Shaub’s aggressive critiques are unusual but not unprecedented, according to experts contacted by Government Executive. “I have seen it with both Republicans and Democrats,” said Ed DeSeve, a longtime agency manager who chaired the National Academy of Public Administration’s Transition 16 program. But it makes a difference that “Shaub was not appointed by Trump. If you were appointed by the same president, a code of silence would apply,” DeSeve said. Merely disagreeing “with the president’s policies or view of the agency mission presents no problem,” he added. But rather than personalizing the issue by focusing on Trump himself, “I would have avoided that and taken the high road.”
Paul C. Light, professor of public service at New York University, said, “You have to be careful to not create the outcome you oppose. OGE has always been irritating, and some people have opposed it from the very beginning” in 1978 because it “makes life difficult” for presidential appointees by asking lots of questions. “I admire Shaub for protecting his office, but to the extent that he is viewed as launching a highly focused attack on Trump, it becomes politicized."
Norm Ornstein, a scholar at the American Enterprise Institute, said, “Everybody I’ve seen over the years who worked with Shaub saw him as model public servant. But there’s plenty of frustration among people having to go through the ethics process when they’re coming in, plenty of which has nothing to do with OGE.”
Yet the Trump administration, Ornstein added, “has basically given him the middle finger from the get-go.

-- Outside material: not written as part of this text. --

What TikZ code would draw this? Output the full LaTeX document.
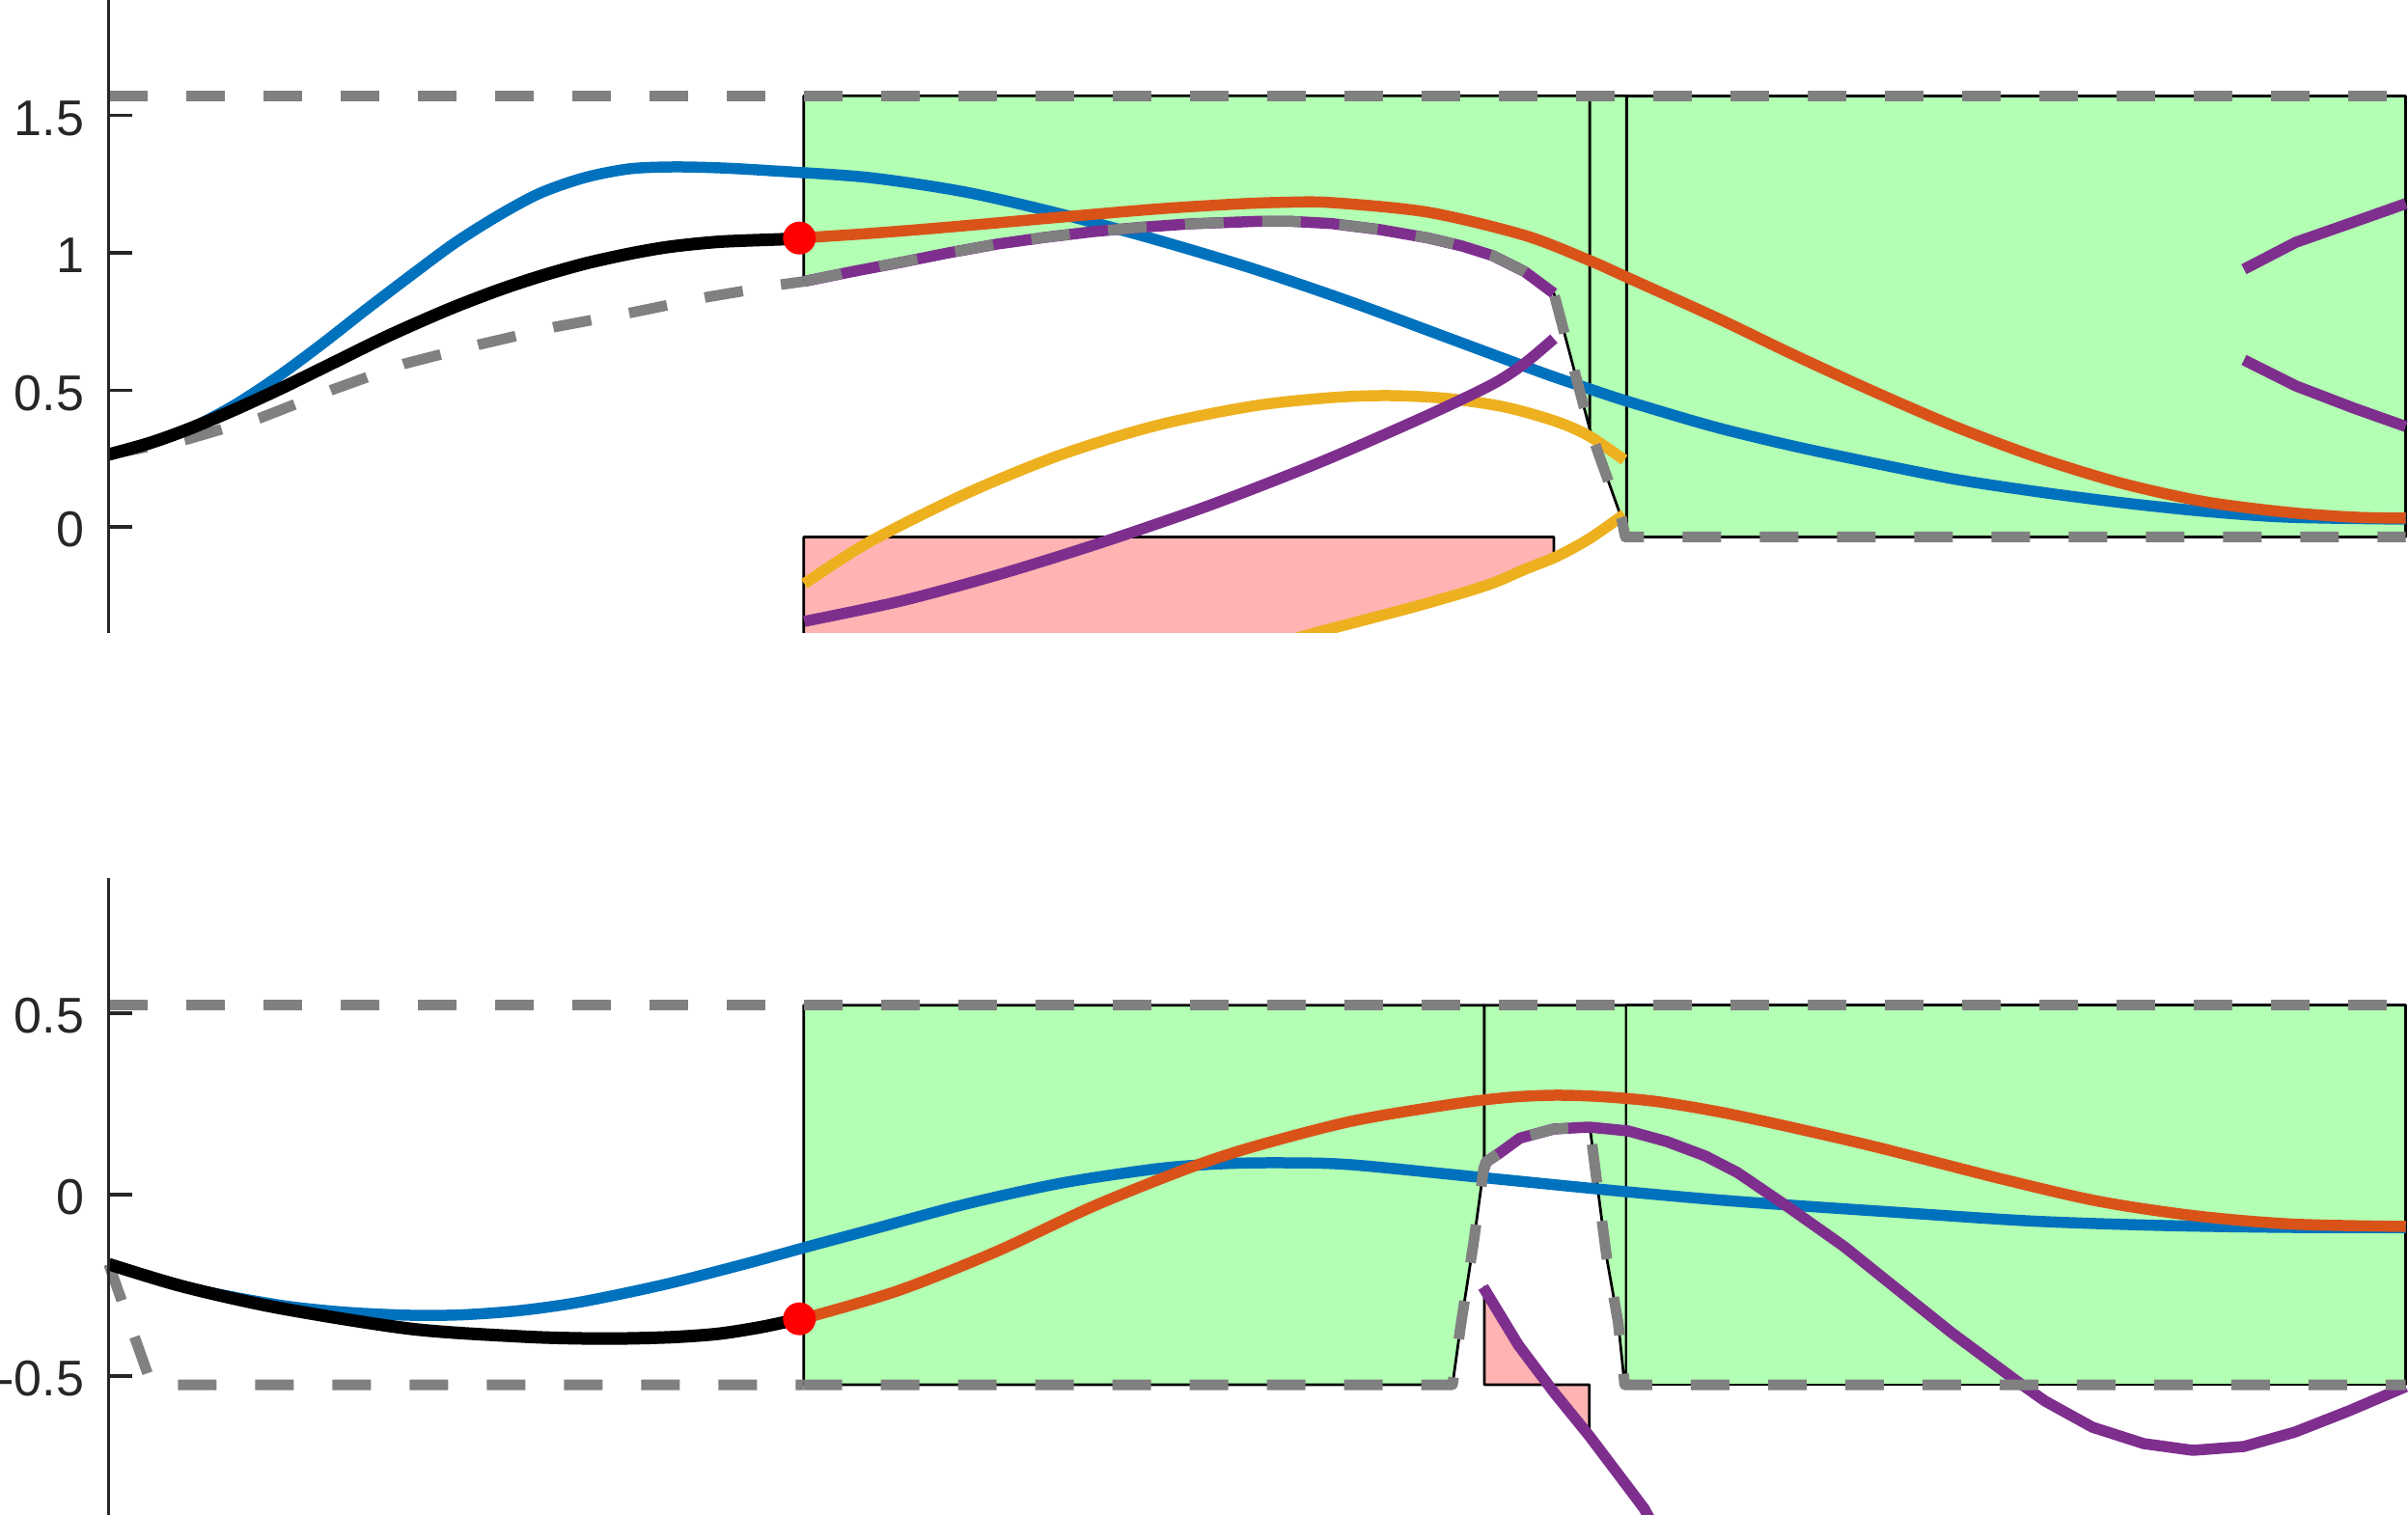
\documentclass[tikz,border=0pt]{standalone}
\usepackage{fontspec}
\setmainfont{Liberation Sans}
\definecolor{mblue}{HTML}{0072BD}
\definecolor{morange}{HTML}{D95319}
\definecolor{myellow}{HTML}{EDB120}
\definecolor{mpurple}{HTML}{7E2F8E}
\definecolor{mgray}{HTML}{808080}
\definecolor{gfill}{HTML}{B3FFB3}
\definecolor{pfill}{HTML}{FFB3B3}
\definecolor{axc}{HTML}{262626}
\tikzset{
  traj/.style={line width=2.3pt},
  blk/.style={line width=2.6pt, black},
  bnd/.style={draw=mgray, line width=2.2pt, dash pattern=on 8pt off 8pt},
  gpatch/.style={fill=gfill, draw=black, line width=0.55pt},
  ppatch/.style={fill=pfill, draw=black, line width=0.55pt},
  axisline/.style={draw=axc, line width=0.65pt},
  lbl/.style={anchor=east, inner sep=0pt, text=axc, font=\fontsize{10.4}{12}\selectfont},
  reddot/.style={circle, fill=red, inner sep=0pt, minimum size=6.8pt}
}
\begin{document}
\begin{tikzpicture}[x=0.2pt,y=-0.2pt,line join=round]
\useasboundingbox (0,0) rectangle (2495,1570);

%================ TOP AXES ================
\begin{scope}
\clip (100,0) rectangle (2495,656);
% green patches
\filldraw[gpatch] (832.7,99.3) -- (1647.3,99.3) -- (1647.3,445) -- (1610,304) -- (1580,281.7) -- (1546.7,265) -- (1515,255) -- (1480,246.7) -- (1430,238) -- (1380,231.7) -- (1340,229.5) -- (1300,229.5) -- (1233,232) -- (1183,235.5) -- (1133,240) -- (1083,246) -- (1033,253) -- (983,262) -- (933,272) -- (883,281.5) -- (832.7,291.7) -- cycle;
\filldraw[gpatch] (1647.3,99.3) -- (1685.3,99.3) -- (1685.3,556.5) -- (1683.5,556.5) -- (1680,536.7) -- (1647.3,445) -- cycle;
\filldraw[gpatch] (1685.3,99.3) rectangle (2492.7,556.5);
% pink patch
\filldraw[ppatch] (832.7,700) -- (832.7,556.5) -- (1610,556.5) -- (1610,576.7) -- (1580,590) -- (1542,606) -- (1472,627) -- (1366,655) -- (1300,680) -- (1300,700) -- cycle;
% trajectories
\draw[traj, mblue] plot[smooth] coordinates {(112.7,471) (155,459) (195,445) (241,421) (287,391) (333,357) (379,321) (425,286) (471,252) (517,223) (560,200) (606,184) (652,175) (697,173) (746,174) (800,177) (900,184) (1000,199) (1100,222) (1200,249) (1300,279) (1400,313) (1500,350) (1600,387) (1647,403) (1685,415.5) (1775,442) (1857,462) (1942,480) (2028,497) (2114,510) (2199,521) (2285,530) (2371,536) (2492.7,538)};
\draw[traj, morange] plot[smooth] coordinates {(828.3,246.7) (900,242) (967,236.7) (1033,231) (1100,225) (1200,216.5) (1280,211.5) (1330,209.7) (1380,210) (1480,220) (1580,244) (1647,270) (1685,287) (1780,330) (1857,367) (1942,406) (2028,443) (2114,475) (2199,501) (2285,520) (2371,531) (2440,536) (2492.7,537)};
\draw[traj, myellow] plot[smooth] coordinates {(833.3,605) (900,562) (1000,512) (1100,471) (1200,440.5) (1300,420.5) (1380,412) (1440,410) (1500,413) (1560,422) (1613,437) (1646.7,452) (1683,476.7)};
\draw[traj, myellow] plot[smooth] coordinates {(1683,533) (1646.7,558.3) (1613,576.7) (1580,590) (1542,606) (1472,627) (1366,655) (1320,668)};
\draw[traj, mpurple] (832.7,291.7) -- (883,281.5) -- (933,272) -- (983,262) -- (1033,253) -- (1083,246) -- (1133,240) -- (1183,235.5) -- (1233,232) -- (1300,229.5) -- (1340,229.5) -- (1380,231.7) -- (1430,238) -- (1480,246.7) -- (1515,255) -- (1546.7,265) -- (1580,281.7) -- (1610,304);
\draw[traj, mpurple] plot[smooth] coordinates {(1610,351) (1580,376.3) (1546.7,398) (1480,430) (1380,474) (1300,506) (1233,531) (1133,565) (1033,596) (933,623) (833.3,644)};
\draw[traj, mpurple] (2325,279) -- (2379,251) -- (2439,230) -- (2492.7,211);
\draw[traj, mpurple] (2325,373) -- (2379,400) -- (2439,423) -- (2492.7,442);
% bounds
\draw[bnd] (112.7,99.3) -- (832.7,99.3);
\draw[bnd] (832.7,99.3) -- (2492.7,99.3);
\draw[bnd] (112.7,471) -- (195,455) -- (270,433) -- (344,404) -- (419,377) -- (497,357) -- (574,339) -- (654,324) -- (732,308) -- (809,295) -- (832.7,291.7);
\draw[bnd] (832.7,291.7) -- (883,281.5) -- (933,272) -- (983,262) -- (1033,253) -- (1083,246) -- (1133,240) -- (1183,235.5) -- (1233,232) -- (1300,229.5) -- (1340,229.5) -- (1380,231.7) -- (1430,238) -- (1480,246.7) -- (1515,255) -- (1546.7,265) -- (1580,281.7) -- (1610,304) -- (1647.3,445) -- (1680,536.7) -- (1684,556.5) -- (2492.7,556.5);
% measured trajectory
\draw[blk] plot[smooth] coordinates {(112.7,471) (155,459.2) (195,444.8) (241,425.5) (293,401.6) (344,376.6) (402,348.2) (465,320.5) (517,300.5) (562,285.6) (608,272.7) (654,262.6) (695,255.6) (746,250.5) (809,248) (828.3,247)};
\end{scope}
\node[reddot] (dottop) at (828.3,246.7) {};
% axis
\draw[axisline] (112.7,0) -- (112.7,656);
\foreach \yy in {119.6,262,404.2,546} \draw[axisline] (112.7,\yy) -- (137,\yy);
\node[lbl] (ta) at (88,122.6) {1.5};
\node[lbl] (tb) at (88,265) {1};
\node[lbl] (tc) at (88,407.2) {0.5};
\node[lbl] (td) at (88,549) {0};

%================ BOTTOM AXES ================
\begin{scope}
\clip (100,910) rectangle (2495,1570);
\filldraw[gpatch] (832.7,1041.7) -- (1538,1041.7) -- (1538,1206) -- (1537,1213) -- (1526.7,1288.6) -- (1513.3,1375) -- (1505,1435) -- (832.7,1435) -- cycle;
\filldraw[gpatch] (1538,1041.7) -- (1685,1041.7) -- (1685,1435) -- (1683.3,1435) -- (1676.7,1371) -- (1665,1305) -- (1655,1228.4) -- (1648.3,1175.7) -- (1646.7,1168) -- (1610,1170) -- (1575,1179.4) -- (1553.3,1195.2) -- (1540,1204) -- (1538,1206) -- cycle;
\filldraw[gpatch] (1685,1041.7) rectangle (2492.7,1435);
\filldraw[ppatch] (1538,1333.7) -- (1538,1435) -- (1646.7,1435) -- (1646.7,1488) -- (1610,1442.8) -- (1573.3,1394) -- cycle;
% trajectories
\draw[traj, mblue] plot[smooth] coordinates {(112.7,1310) (189,1333) (241,1344) (300,1354) (360,1360) (425,1363) (480,1362.5) (540,1358) (603,1349) (689,1331) (775,1309) (833,1293) (900,1275) (1000,1248) (1100,1226) (1200,1211) (1266.7,1206) (1330,1205) (1400,1207) (1533,1220) (1685,1235) (1800,1245) (1975,1257) (2108,1265.5) (2242,1270) (2375,1272) (2492.7,1272)};
\draw[traj, morange] plot[smooth] coordinates {(828.3,1366.7) (845,1363) (933,1336.7) (1033,1296.7) (1133,1250) (1233,1210) (1300,1188) (1400,1162) (1500,1145) (1560,1137.5) (1610,1135) (1660,1136.5) (1720,1142) (1800,1156) (1933,1186) (2075,1222) (2175,1245) (2275,1260) (2375,1268.5) (2492.7,1271)};
\draw[traj, mpurple] (1537,1213) -- (1540,1204) -- (1553.3,1195.2) -- (1575,1179.4) -- (1610,1170) -- (1646.7,1168) -- (1687,1172) -- (1727,1183) -- (1767,1198) -- (1800,1215) -- (1853,1251) -- (1911,1292) -- (1977,1345) -- (2022,1381) -- (2088,1430) -- (2119,1452) -- (2168,1479) -- (2221,1496) -- (2272,1503) -- (2325,1499) -- (2378,1484) -- (2434,1462) -- (2492.7,1437);
\draw[traj, mpurple] (1536.7,1333.7) -- (1573.3,1394) -- (1610,1442.8) -- (1646.7,1488) -- (1703.3,1563) -- (1710,1575);
% bounds
\draw[bnd] (112.7,1041.7) -- (832.7,1041.7);
\draw[bnd] (832.7,1041.7) -- (2492.7,1041.7);
\draw[bnd] (112.7,1310) -- (157,1435) -- (832.7,1435);
\draw[bnd] (832.7,1435) -- (1505,1435) -- (1513.3,1375) -- (1526.7,1288.6) -- (1537,1213) -- (1540,1204) -- (1553.3,1195.2) -- (1575,1179.4) -- (1610,1170) -- (1646.7,1168) -- (1648.3,1175.7) -- (1655,1228.4) -- (1665,1305) -- (1676.7,1371) -- (1683.3,1435) -- (2492.7,1435);
% measured trajectory
\draw[blk] plot[smooth] coordinates {(112.7,1310) (189,1333) (287,1355) (425,1377) (540,1385) (603,1387) (650,1387) (700,1385.5) (746,1382) (790,1375) (828.3,1366.7)};
\end{scope}
\node[reddot] (dotbot) at (828.3,1366.7) {};
% axis
\draw[axisline] (112.7,910) -- (112.7,1570);
\foreach \yy in {1050,1238,1426} \draw[axisline] (112.7,\yy) -- (137,\yy);
\node[lbl] (ba) at (88,1053) {0.5};
\node[lbl] (bb) at (88,1241) {0};
\node[lbl] (bc) at (88,1429) {-0.5};
\end{tikzpicture}
\end{document}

What I’ve seen is a kleptocracy in action, a complete unwillingness to take even the slightest steps” toward disclosure and addressing potential conflicts of interest. That, in Ornstein’s view, “can be pretty scary” when it comes to secret deals between Trump’s family members and Chinese businessmen, or domestic regulatory decisions that could benefit wealthy Trump appointees. Shaub’s decision “to speak out volubly I wouldn’t think of as sour grapes,” he said.
Meanwhile, Trump’s business holdings and those of his appointees on Monday became the target of a new transparency campaign titled “Defund Trump.” The nonprofit group American Oversight filed 31 FOIA document requests for travel expenses for trips to Trump properties by Attorney General Jeff Sessions, Homeland Security Secretary John Kelly, Commerce Secretary Wilbur Ross, Treasury Secretary Steve Mnuchin, and Small Business Administration chief Linda McMahon. They also requested documents on related expenses at 18 agencies.
The group also seeks governmentwide guidance on the use of Trump properties as issued by the General Services Administration and the Office of Government Ethics. Finally, it seeks any reimbursements paid by agencies to Trump officials for staying at Michigan hotels owned by the family of Education Secretary Betsy DeVos.
American Oversight also sent letters to congressional oversight committees calling for action to challenge what it sees as the administration’s conflicts of interest. “Rather than draining the swamp as he promised during his campaign, President Trump has created an entirely new quagmire where he and the first family luxuriate in the muck,” said American Oversight Executive Director Austin Evers. “President Trump’s self-dealing may be unsurpassed in American presidential history—never before has so much taxpayer money been diverted to the president’s pocketbook as government business is steered to Trump properties around the globe.”
Rep. Don Beyer, D-Va., on Monday introduced four amendments to a House spending bill that would “prevent Donald Trump from enriching himself at taxpayer expense by blocking the federal government from renting rooms at Trump brand hotels for official travel,” a statement said.